I concur in result only because I conclude that the majority is correct in affirming the trial court's denial of postconviction relief, but I do not agree with the majority in its failing to approve the Fourth District Court of Appeal's decision in Gonzales v. State, 691 So.2d 602 (Fla. 4th DCA 1997).   I would approve Gonzales and Dines v. State, 909 So.2d 521 (Fla. 2d DCA 2005).

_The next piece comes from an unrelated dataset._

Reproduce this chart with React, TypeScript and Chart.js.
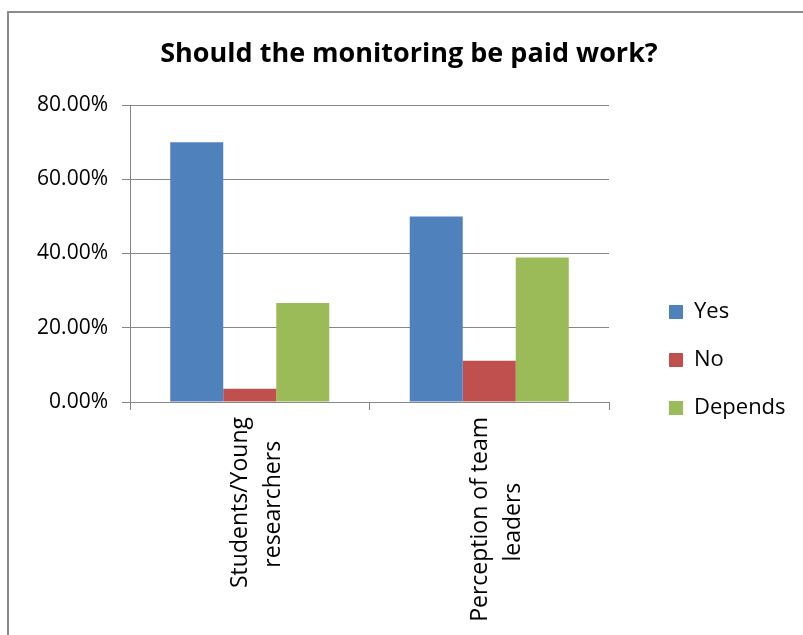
import React, { useEffect, useRef } from 'react';
import { Chart, registerables } from 'chart.js';

Chart.register(...registerables);

const titleText = 'Should the monitoring be paid work?';
const categories = [
  ['Students/Young', 'researchers'],
  ['Perception of team', 'leaders'],
];
const seriesNames = ['Yes', 'No', 'Depends'];
const yesValues = [70, 50];
const noValues = [3.6, 11.1];
const dependsValues = [26.7, 38.9];
const seriesColors = ['#4F81BD', '#C0504D', '#9BBB59'];
const yTickMin = 0;
const yTickMax = 80;
const yTickStep = 20;

const FONT = "'Open Sans', 'Noto Sans', sans-serif";
const CAT_FONT_SIZE = 23;
const GRID = '#878787';

// Pads shorter lines of a rotated multi-line label so that each line is centred
// under the longest one (Chart.js aligns rotated lines to their end).
function centeredLines(lines: string[]): string[] {
  const ctx = document.createElement('canvas').getContext('2d');
  if (!ctx) return lines;
  ctx.font = `${CAT_FONT_SIZE}px ${FONT}`;
  const widths = lines.map((l) => ctx.measureText(l).width);
  const max = Math.max(...widths);
  const sp = ctx.measureText(' ').width || 1;
  return lines.map((l, i) => l + ' '.repeat(Math.max(0, Math.round((max - widths[i]) / 2 / sp))));
}

// Places the right-hand legend like the original: a fixed-width column beside the plot,
// vertically spanning the plot area down to the lower edge.
const legendPlacer = {
  id: 'legendPlacer',
  beforeUpdate(chart: any) {
    const lg = chart.legend;
    if (lg && !lg.__patched) {
      const orig = lg.fit.bind(lg);
      lg.fit = function () {
        orig();
        this.width = 194;
      };
      lg.__patched = true;
    }
  },
  afterLayout(chart: any) {
    const lg = chart.legend;
    if (!lg) return;
    lg.left = chart.chartArea.right + 34;
    lg.right = chart.width;
    lg.width = lg.right - lg.left;
    lg.top = chart.chartArea.top;
    lg.bottom = chart.height - 20;
    lg.height = lg.bottom - lg.top;
  },
};

export default function App() {
  const ref = useRef<HTMLCanvasElement | null>(null);

  useEffect(() => {
    if (!ref.current) return;
    const values = [yesValues, noValues, dependsValues];
    const chart = new Chart(ref.current, {
      type: 'bar',
      data: {
        labels: categories,
        datasets: seriesNames.map((name, i) => ({
          label: name,
          data: values[i],
          backgroundColor: seriesColors[i],
          borderWidth: 0,
          categoryPercentage: 0.664,
          barPercentage: 1,
        })),
      },
      plugins: [legendPlacer],
      options: {
        responsive: false,
        animation: false,
        devicePixelRatio: 1,
        layout: { padding: { left: 15, right: 0, top: 0, bottom: 0 } },
        plugins: {
          title: {
            display: true,
            text: titleText,
            color: '#000',
            font: { family: FONT, size: 27, weight: 'bold', lineHeight: 1.2 },
            padding: { top: 38, bottom: 34.6 },
          },
          legend: {
            display: true,
            position: 'right',
            labels: {
              color: '#000',
              font: { family: FONT, size: 22 },
              boxWidth: 14,
              boxHeight: 14,
              padding: 26,
            },
          },
          tooltip: { enabled: false },
        },
        scales: {
          x: {
            type: 'category',
            grid: {
              display: true,
              drawOnChartArea: false,
              drawTicks: true,
              tickLength: 8,
              color: GRID,
              offset: true,
            },
            border: { display: true, color: GRID, width: 1 },
            ticks: {
              color: '#000',
              font: { family: FONT, size: CAT_FONT_SIZE, lineHeight: 1.43 },
              minRotation: 90,
              maxRotation: 90,
              padding: 7,
              labelOffset: -9,
              autoSkip: false,
              callback: (_v: any, index: number) => centeredLines(categories[index]),
            },
            afterFit: (s: any) => {
              s.height = 233;
            },
          },
          y: {
            type: 'linear',
            position: 'left',
            min: yTickMin,
            max: yTickMax,
            grid: { color: GRID, lineWidth: 1, tickLength: 8, drawTicks: true },
            border: { display: true, color: GRID, width: 1 },
            ticks: {
              stepSize: yTickStep,
              color: '#000',
              font: { family: FONT, size: 21 },
              padding: 14,
              callback: (v: any) => Number(v).toFixed(2) + '%',
            },
            afterFit: (s: any) => {
              s.width = 115;
            },
          },
        },
      },
    });
    return () => chart.destroy();
  }, []);

  return (
    <div style={{ position: 'fixed', left: 0, top: 0, width: 803, height: 635, background: '#fff', overflow: 'hidden' }}>
      <canvas ref={ref} width={803} height={635} style={{ position: 'absolute', left: 0, top: 0 }} />
      <div
        style={{
          position: 'absolute',
          left: 7,
          top: 11,
          width: 820,
          height: 700,
          borderLeft: '2px solid #8c8c8c',
          borderTop: '2px solid #8c8c8c',
          pointerEvents: 'none',
        }}
      />
    </div>
  );
}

Gonzales and Dines deal with the precise issue that is involved in this case, whether the allegation that trial counsel advised the defendant that the defendant would win the case or receive a lesser sentence if the defendant went to trial is sufficient to state a postconviction claim for ineffective assistance of counsel.   The courts in both Gonzales and Dines answered that precise issue correctly in holding that such an allegation is not sufficient to allege ineffective assistance of counsel under Strickland v. Washington, 466 U.S. 668, 104 S.Ct. 2052, 80 L.Ed.2d 674 (1984).   Having answered that precise issue, there is no reason for the majority opinion to go any further.   I am concerned that by going further and making what are only obiter dictum statements, the majority confuses what should be a straightforward answer to the issue in this case.

I believe that the correct answer is to approve Gonzales and Dines on the precise issue before us and to disapprove Sharpe v. State, 861 So.2d 483 (Fla. 3d DCA 2003), and Gomez v. State, 832 So.2d 793 (Fla. 3d DCA 2002), to the extent that they are read to be in conflict with Gonzales and Dines on this issue.

FOOTNOTES

1.   Later, in Beasley v. State, 964 So.2d 213 (Fla. 2d DCA 2007), the district court, in reversing the denial of postconviction relief, cited to this Court's opinion in Cottle v. State, 733 So.2d 963 (Fla.1999), which lays out the requirements that must be met in order to demonstrate ineffective assistance of counsel for advising a defendant to reject a plea offer.

2.   See Downs v. State, 453 So.2d 1102, 1106-09 (Fla.1984), for this court's discussion and agreement with the Strickland analysis.

3.   Although the court in Gonzales was addressing a situation where the defendant was alleging his attorney said she could win the case, the language from Gonzales has been used in other cases that do not involve the attorney saying he could win the case at trial.   See, e.g., Smith v. State, 825 So.2d at 1012 (where the defendant alleged his attorney did not tell him there was no defense to an armed trespass charge);  Szymanowski v. State, 771 So.2d at 11 (where the defendant alleged ineffective assistance of counsel based on counsel's advice to reject a plea offer and counsel's failure to mount an intoxication defense).

QUINCE, C.J.

ANSTEAD, PARIENTE, and LEWIS, JJ., concur. WELLS, J., concurs in result only with an opinion, in which CANTERO and BELL, JJ., concur.